5.6Concernant les allégations relatives à la violation des articles 25 c) et 26 lus conjointement avec l’article 2 du Pacte, le Comité observe que l’article 25 c) confère un droit d’accès à la fonction publique dans des conditions générales d’égalité, qui vaut a fortiori pour les personnes déjà en poste, ce qui fait que, en principe, la plainte est couverte par cette disposition. Il constate toutefois que l’auteur n’a fourni aucun détail sur les éléments qui lui permettent d’affirmer que sa mise à la retraite d’office ne s’explique que par la volonté du Gouvernement de mettre à l’écart les magistrats qu’il juge gênants et de promouvoir des personnes proches du pouvoir. De même, le Comité relève l’absence de toute information sur tout motif de discrimination prohibé pour lequel l’auteur aurait été mis à la retraite d’office. Le Comité constate que l’auteur n’a pas étayé ces allégations aux fins de la recevabilité. Il en conclut que les griefs formulés par l’auteur au titre des articles 25 c) et 26 du Pacte sont irrecevables au regard de l’article 2 du Protocole facultatif.

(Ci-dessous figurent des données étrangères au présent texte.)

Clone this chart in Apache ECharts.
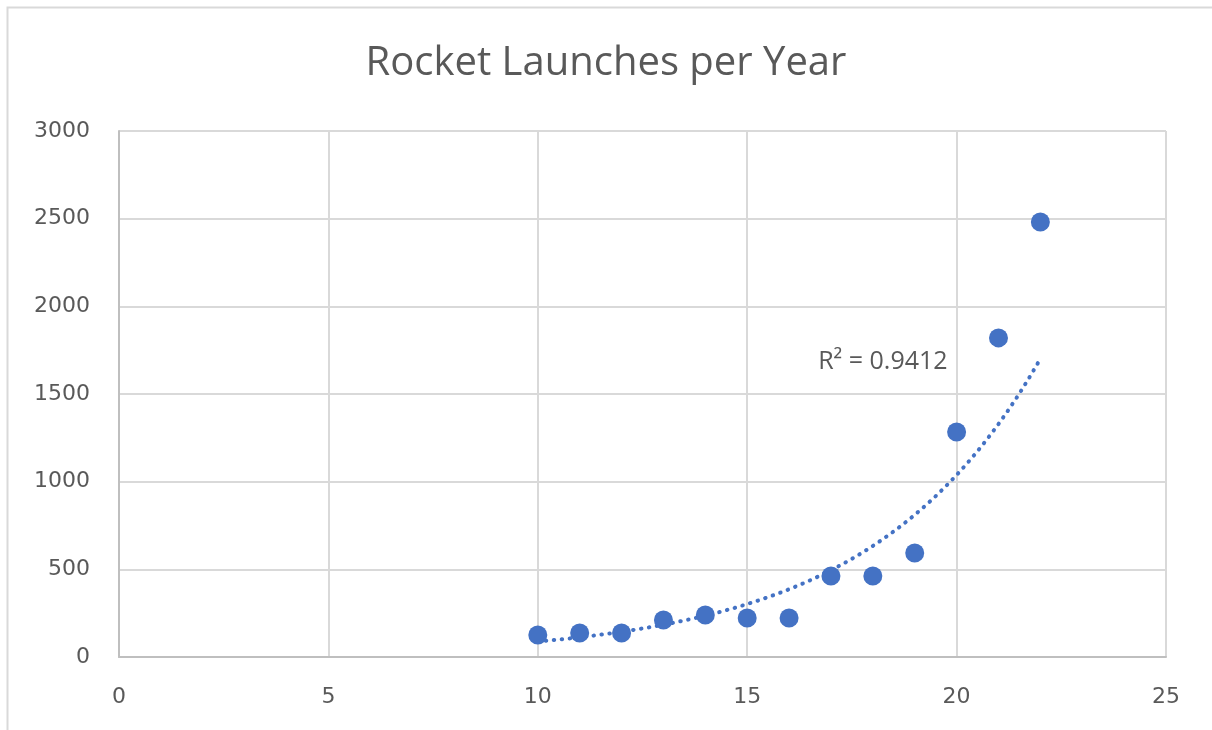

5.7Le Comité rappelle par ailleurs sa jurisprudence selon laquelle l’article 2 du Pacte ne peut être invoqué que conjointement avec un grief de violation d’un autre droit précis protégé par le Pacte. Le Comité rappelle également que l’article 2 n’assure une protection aux victimes présumées que si leur plainte est suffisamment fondée pour être défendable en vertu du Pacte. Considérant que l’auteur de la présente communication n’a pas étayé, aux fins de la recevabilité, ses griefs tirés des articles 25 c) et 26, le Comité conclut que son allégation de violation de l’article 2 du Pacte est également irrecevable au regard de l’article 2 du Protocole facultatif.

6.En conséquence, le Comité des droits de l’homme décide:

a)Que la communication est irrecevable en vertu de l’article 2 du Protocole facultatif;

b)Que la présente décision sera communiquée à l’auteur et à l’État partie.